Excerpt from a dataset:
== == ==
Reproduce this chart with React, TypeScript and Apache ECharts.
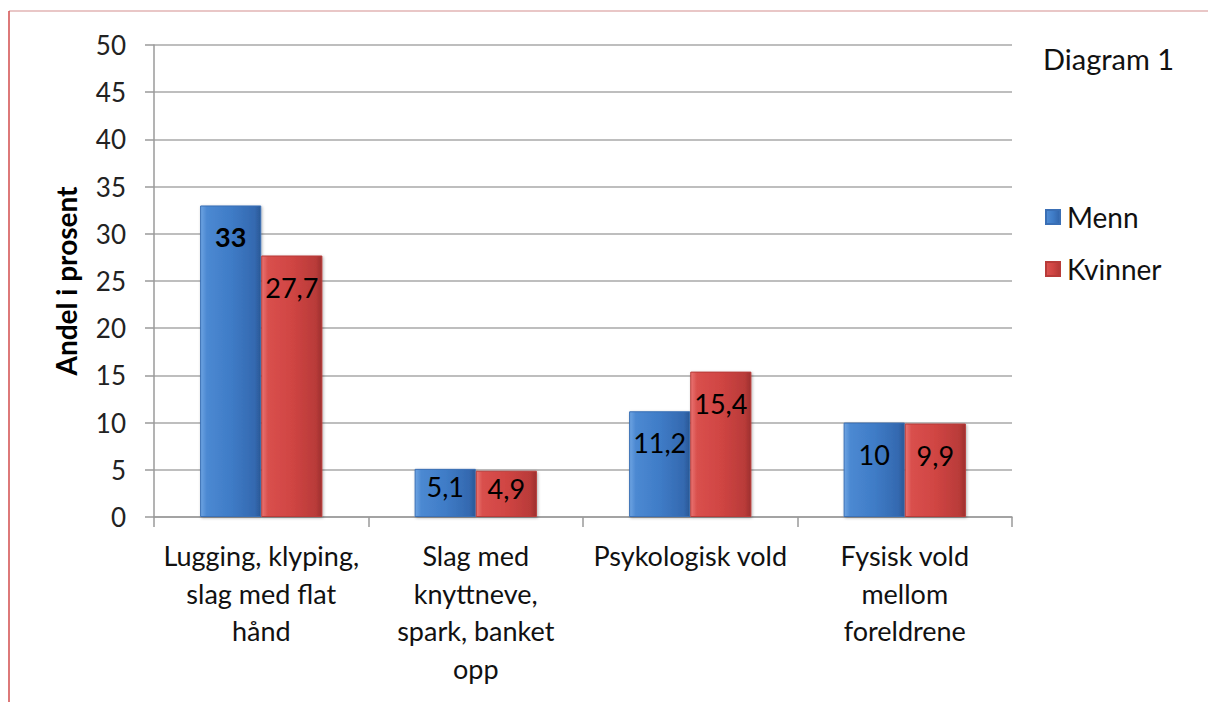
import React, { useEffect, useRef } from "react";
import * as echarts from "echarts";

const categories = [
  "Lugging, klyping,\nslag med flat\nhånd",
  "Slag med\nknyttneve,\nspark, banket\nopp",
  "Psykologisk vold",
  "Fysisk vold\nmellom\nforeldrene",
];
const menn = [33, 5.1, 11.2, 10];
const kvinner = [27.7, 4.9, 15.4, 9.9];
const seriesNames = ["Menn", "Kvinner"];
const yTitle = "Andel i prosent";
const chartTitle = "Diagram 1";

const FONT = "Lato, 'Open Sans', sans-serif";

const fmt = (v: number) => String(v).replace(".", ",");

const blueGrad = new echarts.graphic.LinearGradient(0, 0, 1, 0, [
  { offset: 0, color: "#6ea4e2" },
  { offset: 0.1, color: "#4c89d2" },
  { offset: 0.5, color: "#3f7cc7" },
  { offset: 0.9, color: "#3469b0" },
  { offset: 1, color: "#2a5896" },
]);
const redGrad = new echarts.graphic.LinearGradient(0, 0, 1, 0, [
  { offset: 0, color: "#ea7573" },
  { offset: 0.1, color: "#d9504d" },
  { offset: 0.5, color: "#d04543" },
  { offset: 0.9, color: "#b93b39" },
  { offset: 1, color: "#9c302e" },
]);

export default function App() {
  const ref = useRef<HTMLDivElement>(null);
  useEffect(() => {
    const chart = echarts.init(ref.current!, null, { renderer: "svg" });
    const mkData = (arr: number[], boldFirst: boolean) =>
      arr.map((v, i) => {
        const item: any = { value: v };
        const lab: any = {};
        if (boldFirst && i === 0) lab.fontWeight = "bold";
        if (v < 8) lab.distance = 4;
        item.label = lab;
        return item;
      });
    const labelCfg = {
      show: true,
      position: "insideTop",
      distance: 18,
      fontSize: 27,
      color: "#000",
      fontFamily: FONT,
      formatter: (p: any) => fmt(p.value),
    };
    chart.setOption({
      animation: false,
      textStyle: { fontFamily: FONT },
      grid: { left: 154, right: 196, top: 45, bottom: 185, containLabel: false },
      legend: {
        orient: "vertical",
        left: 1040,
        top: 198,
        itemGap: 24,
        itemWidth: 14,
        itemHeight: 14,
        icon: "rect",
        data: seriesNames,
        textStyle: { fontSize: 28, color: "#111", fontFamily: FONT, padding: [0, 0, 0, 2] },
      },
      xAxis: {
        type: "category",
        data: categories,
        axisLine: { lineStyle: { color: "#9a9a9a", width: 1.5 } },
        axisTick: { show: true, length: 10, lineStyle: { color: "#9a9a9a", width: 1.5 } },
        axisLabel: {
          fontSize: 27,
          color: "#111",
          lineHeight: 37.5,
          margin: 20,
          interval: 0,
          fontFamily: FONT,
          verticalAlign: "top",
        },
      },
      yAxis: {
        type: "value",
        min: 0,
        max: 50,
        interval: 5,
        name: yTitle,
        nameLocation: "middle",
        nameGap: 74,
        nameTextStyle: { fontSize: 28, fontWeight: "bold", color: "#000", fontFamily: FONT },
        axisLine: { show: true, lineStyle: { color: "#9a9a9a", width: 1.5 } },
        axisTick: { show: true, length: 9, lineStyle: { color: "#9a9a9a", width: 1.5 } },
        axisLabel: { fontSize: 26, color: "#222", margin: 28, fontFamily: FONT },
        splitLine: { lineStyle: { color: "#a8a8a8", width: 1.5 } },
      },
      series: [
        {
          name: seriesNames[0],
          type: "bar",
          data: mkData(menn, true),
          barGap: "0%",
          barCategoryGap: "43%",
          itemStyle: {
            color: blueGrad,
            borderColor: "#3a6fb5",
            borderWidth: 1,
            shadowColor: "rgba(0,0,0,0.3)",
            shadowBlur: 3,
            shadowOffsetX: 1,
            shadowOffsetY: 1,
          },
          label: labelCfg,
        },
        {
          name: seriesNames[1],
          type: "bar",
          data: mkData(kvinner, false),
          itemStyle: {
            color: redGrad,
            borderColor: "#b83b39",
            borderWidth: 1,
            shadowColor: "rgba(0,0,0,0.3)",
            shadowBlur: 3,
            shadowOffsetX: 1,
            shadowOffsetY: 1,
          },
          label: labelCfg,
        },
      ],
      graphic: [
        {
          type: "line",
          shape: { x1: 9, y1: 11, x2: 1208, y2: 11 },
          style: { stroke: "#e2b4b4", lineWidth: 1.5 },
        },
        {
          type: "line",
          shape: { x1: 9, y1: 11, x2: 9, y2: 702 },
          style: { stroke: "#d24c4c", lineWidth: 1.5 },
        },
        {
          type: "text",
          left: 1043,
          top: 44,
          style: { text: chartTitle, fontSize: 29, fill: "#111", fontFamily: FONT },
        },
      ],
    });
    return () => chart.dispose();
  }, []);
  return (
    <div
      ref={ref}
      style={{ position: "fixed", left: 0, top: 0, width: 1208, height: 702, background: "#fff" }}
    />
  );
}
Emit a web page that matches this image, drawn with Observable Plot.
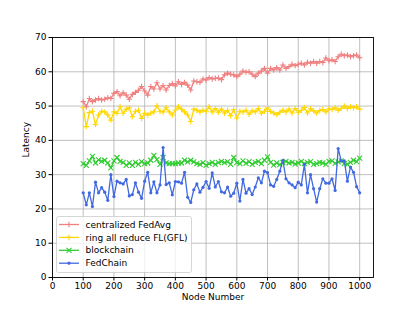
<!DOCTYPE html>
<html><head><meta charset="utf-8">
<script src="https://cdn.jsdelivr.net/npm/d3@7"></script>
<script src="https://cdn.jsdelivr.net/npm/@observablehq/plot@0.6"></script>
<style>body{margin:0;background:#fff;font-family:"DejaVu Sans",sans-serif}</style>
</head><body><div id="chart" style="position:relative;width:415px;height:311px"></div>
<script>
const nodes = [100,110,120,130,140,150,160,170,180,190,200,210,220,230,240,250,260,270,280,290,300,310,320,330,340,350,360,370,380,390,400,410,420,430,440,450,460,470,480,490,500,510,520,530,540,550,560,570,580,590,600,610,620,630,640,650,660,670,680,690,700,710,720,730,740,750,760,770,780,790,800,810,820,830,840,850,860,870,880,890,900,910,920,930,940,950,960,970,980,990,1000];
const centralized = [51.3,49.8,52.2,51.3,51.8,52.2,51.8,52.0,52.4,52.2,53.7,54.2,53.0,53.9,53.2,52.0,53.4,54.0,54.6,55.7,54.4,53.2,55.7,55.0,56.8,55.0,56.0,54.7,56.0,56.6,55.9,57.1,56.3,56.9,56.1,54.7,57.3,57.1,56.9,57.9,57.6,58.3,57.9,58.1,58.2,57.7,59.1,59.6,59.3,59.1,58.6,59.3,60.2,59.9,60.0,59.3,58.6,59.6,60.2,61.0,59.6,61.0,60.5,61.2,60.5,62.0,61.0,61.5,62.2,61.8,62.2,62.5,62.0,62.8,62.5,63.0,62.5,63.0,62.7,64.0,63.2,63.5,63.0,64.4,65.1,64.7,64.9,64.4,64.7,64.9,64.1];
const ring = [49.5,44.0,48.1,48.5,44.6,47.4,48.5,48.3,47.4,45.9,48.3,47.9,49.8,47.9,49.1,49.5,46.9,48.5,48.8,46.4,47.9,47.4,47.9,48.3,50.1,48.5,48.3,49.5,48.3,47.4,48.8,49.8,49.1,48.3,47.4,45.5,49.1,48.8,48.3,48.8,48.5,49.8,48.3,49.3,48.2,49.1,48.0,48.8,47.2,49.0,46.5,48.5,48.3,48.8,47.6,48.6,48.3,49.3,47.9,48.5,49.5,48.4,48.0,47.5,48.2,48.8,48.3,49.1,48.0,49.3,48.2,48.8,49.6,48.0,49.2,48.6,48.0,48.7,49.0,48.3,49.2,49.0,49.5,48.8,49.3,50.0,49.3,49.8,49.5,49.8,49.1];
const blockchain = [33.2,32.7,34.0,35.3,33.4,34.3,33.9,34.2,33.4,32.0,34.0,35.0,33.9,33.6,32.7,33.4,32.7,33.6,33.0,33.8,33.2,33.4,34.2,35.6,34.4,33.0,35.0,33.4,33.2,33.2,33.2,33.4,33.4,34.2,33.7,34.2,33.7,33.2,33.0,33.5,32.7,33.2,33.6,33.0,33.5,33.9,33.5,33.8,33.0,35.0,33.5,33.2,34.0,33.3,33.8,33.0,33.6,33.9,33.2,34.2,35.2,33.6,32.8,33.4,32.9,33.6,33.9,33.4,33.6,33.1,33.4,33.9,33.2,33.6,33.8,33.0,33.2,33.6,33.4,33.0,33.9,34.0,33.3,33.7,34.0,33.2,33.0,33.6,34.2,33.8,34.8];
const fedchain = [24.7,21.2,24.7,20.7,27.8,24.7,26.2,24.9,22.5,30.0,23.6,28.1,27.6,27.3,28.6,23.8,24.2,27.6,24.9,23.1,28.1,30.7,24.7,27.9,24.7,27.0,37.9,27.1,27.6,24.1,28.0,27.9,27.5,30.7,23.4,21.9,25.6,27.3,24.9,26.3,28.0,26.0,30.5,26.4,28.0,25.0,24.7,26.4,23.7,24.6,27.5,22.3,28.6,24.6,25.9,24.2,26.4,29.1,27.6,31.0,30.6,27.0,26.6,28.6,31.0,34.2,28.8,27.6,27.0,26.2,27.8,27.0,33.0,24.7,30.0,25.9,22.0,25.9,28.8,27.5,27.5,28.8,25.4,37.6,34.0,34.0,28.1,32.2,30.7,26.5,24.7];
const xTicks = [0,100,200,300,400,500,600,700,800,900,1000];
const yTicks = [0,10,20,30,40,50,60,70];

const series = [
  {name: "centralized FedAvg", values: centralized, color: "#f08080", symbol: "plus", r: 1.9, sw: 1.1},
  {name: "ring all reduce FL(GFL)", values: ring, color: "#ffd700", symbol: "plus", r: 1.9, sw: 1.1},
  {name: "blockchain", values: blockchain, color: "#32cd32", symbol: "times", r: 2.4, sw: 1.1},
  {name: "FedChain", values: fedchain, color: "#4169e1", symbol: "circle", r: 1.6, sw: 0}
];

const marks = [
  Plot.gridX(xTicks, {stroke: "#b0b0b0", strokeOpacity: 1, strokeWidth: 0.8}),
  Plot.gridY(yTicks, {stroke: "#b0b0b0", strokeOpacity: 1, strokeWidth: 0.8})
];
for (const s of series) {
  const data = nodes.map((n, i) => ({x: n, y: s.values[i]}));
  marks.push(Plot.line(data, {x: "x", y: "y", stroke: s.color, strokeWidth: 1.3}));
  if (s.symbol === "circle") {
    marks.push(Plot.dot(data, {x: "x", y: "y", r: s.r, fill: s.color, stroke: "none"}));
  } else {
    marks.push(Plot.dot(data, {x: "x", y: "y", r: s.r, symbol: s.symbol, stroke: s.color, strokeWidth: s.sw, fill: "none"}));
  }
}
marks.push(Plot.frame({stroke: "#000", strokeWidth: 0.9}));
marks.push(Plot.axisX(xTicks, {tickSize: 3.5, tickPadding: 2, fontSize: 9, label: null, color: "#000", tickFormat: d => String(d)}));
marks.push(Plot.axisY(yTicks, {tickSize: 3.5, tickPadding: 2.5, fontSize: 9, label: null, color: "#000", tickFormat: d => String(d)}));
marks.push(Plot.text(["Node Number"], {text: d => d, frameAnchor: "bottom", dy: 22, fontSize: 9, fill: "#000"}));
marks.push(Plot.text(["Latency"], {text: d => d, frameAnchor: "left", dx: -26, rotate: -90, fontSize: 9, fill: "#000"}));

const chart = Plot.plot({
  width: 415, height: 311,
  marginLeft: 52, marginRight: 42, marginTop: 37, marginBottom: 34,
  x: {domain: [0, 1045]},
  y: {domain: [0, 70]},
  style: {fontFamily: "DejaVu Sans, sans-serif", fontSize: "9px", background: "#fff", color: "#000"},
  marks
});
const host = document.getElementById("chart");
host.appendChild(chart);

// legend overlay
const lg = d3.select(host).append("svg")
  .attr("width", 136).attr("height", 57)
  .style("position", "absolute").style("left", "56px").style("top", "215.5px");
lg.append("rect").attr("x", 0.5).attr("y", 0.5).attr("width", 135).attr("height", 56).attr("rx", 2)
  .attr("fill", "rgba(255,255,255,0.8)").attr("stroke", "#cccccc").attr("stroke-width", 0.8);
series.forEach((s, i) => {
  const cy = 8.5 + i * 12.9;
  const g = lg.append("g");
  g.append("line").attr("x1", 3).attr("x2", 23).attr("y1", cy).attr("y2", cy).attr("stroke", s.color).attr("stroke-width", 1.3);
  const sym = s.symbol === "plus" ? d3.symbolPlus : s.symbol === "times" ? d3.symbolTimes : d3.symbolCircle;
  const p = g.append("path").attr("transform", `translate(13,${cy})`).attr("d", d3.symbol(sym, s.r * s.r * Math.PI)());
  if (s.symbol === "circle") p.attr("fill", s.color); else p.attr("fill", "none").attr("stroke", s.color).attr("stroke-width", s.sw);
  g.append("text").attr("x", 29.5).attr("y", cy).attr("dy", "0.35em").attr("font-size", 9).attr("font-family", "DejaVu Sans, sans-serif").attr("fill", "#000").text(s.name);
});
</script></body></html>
== == ==
The request: Repeat the listing above from its first line through the line that contains "import * as", both included, and nothing more. Drop the pictures.

Exercise response:
Reproduce this chart with React, TypeScript and Apache ECharts.
import React, { useEffect, useRef } from "react";
import * as echarts from "echarts";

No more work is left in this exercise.